■ GIVEN PROBLEM
Only the lines from the top of the listing below to the line that has "(e2) at (148,562)" should be echoed, with both ends kept and pictures left out.

____

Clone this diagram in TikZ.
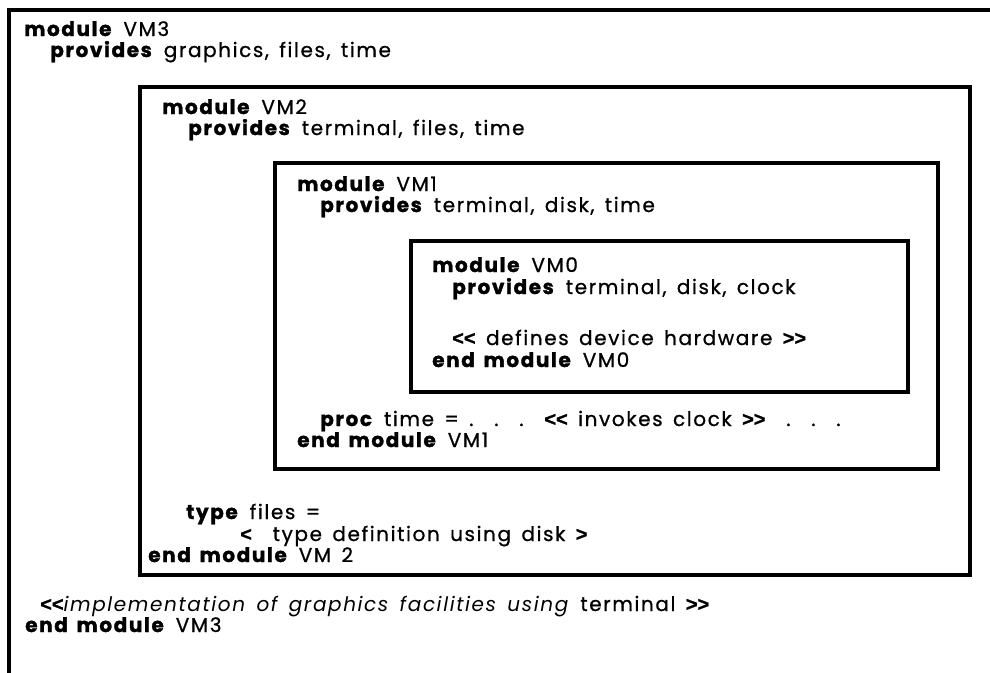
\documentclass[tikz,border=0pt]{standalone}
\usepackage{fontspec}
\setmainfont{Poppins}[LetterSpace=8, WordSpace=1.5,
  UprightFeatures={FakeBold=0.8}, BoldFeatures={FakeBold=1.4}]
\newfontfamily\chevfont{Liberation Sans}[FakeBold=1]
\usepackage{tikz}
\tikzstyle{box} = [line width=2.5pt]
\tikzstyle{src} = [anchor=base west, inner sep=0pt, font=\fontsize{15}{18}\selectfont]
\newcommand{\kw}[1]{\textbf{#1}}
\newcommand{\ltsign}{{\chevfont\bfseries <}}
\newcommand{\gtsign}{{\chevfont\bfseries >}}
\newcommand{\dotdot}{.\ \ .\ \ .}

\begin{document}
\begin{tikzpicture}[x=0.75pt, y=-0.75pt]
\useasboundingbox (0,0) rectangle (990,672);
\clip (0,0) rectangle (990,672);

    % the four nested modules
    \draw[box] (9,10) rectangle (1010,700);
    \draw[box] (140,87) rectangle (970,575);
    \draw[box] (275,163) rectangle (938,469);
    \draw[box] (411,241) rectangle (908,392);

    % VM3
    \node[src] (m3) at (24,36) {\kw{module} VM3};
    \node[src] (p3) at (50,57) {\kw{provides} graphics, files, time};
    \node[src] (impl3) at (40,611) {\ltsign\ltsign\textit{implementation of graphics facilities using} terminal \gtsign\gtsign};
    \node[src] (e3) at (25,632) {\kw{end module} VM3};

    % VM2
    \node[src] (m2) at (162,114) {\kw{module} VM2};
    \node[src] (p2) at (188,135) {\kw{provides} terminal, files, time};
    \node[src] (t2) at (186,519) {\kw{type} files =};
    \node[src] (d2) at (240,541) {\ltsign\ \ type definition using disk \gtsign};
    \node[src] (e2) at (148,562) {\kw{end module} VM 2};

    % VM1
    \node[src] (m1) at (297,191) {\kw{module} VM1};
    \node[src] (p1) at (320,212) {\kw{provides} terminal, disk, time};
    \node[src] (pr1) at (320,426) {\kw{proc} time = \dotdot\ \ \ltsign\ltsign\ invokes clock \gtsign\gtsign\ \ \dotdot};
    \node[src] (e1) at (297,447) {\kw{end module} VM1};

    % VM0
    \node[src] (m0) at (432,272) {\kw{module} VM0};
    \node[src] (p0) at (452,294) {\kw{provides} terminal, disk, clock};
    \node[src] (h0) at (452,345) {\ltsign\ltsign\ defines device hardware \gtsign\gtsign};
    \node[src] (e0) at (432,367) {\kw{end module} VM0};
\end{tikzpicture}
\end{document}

____

■ WORKED SOLUTION
Clone this diagram in TikZ.
\documentclass[tikz,border=0pt]{standalone}
\usepackage{fontspec}
\setmainfont{Poppins}[LetterSpace=8, WordSpace=1.5,
  UprightFeatures={FakeBold=0.8}, BoldFeatures={FakeBold=1.4}]
\newfontfamily\chevfont{Liberation Sans}[FakeBold=1]
\usepackage{tikz}
\tikzstyle{box} = [line width=2.5pt]
\tikzstyle{src} = [anchor=base west, inner sep=0pt, font=\fontsize{15}{18}\selectfont]
\newcommand{\kw}[1]{\textbf{#1}}
\newcommand{\ltsign}{{\chevfont\bfseries <}}
\newcommand{\gtsign}{{\chevfont\bfseries >}}
\newcommand{\dotdot}{.\ \ .\ \ .}

\begin{document}
\begin{tikzpicture}[x=0.75pt, y=-0.75pt]
\useasboundingbox (0,0) rectangle (990,672);
\clip (0,0) rectangle (990,672);

    % the four nested modules
    \draw[box] (9,10) rectangle (1010,700);
    \draw[box] (140,87) rectangle (970,575);
    \draw[box] (275,163) rectangle (938,469);
    \draw[box] (411,241) rectangle (908,392);

    % VM3
    \node[src] (m3) at (24,36) {\kw{module} VM3};
    \node[src] (p3) at (50,57) {\kw{provides} graphics, files, time};
    \node[src] (impl3) at (40,611) {\ltsign\ltsign\textit{implementation of graphics facilities using} terminal \gtsign\gtsign};
    \node[src] (e3) at (25,632) {\kw{end module} VM3};

    % VM2
    \node[src] (m2) at (162,114) {\kw{module} VM2};
    \node[src] (p2) at (188,135) {\kw{provides} terminal, files, time};
    \node[src] (t2) at (186,519) {\kw{type} files =};
    \node[src] (d2) at (240,541) {\ltsign\ \ type definition using disk \gtsign};
    \node[src] (e2) at (148,562) {\kw{end module} VM 2};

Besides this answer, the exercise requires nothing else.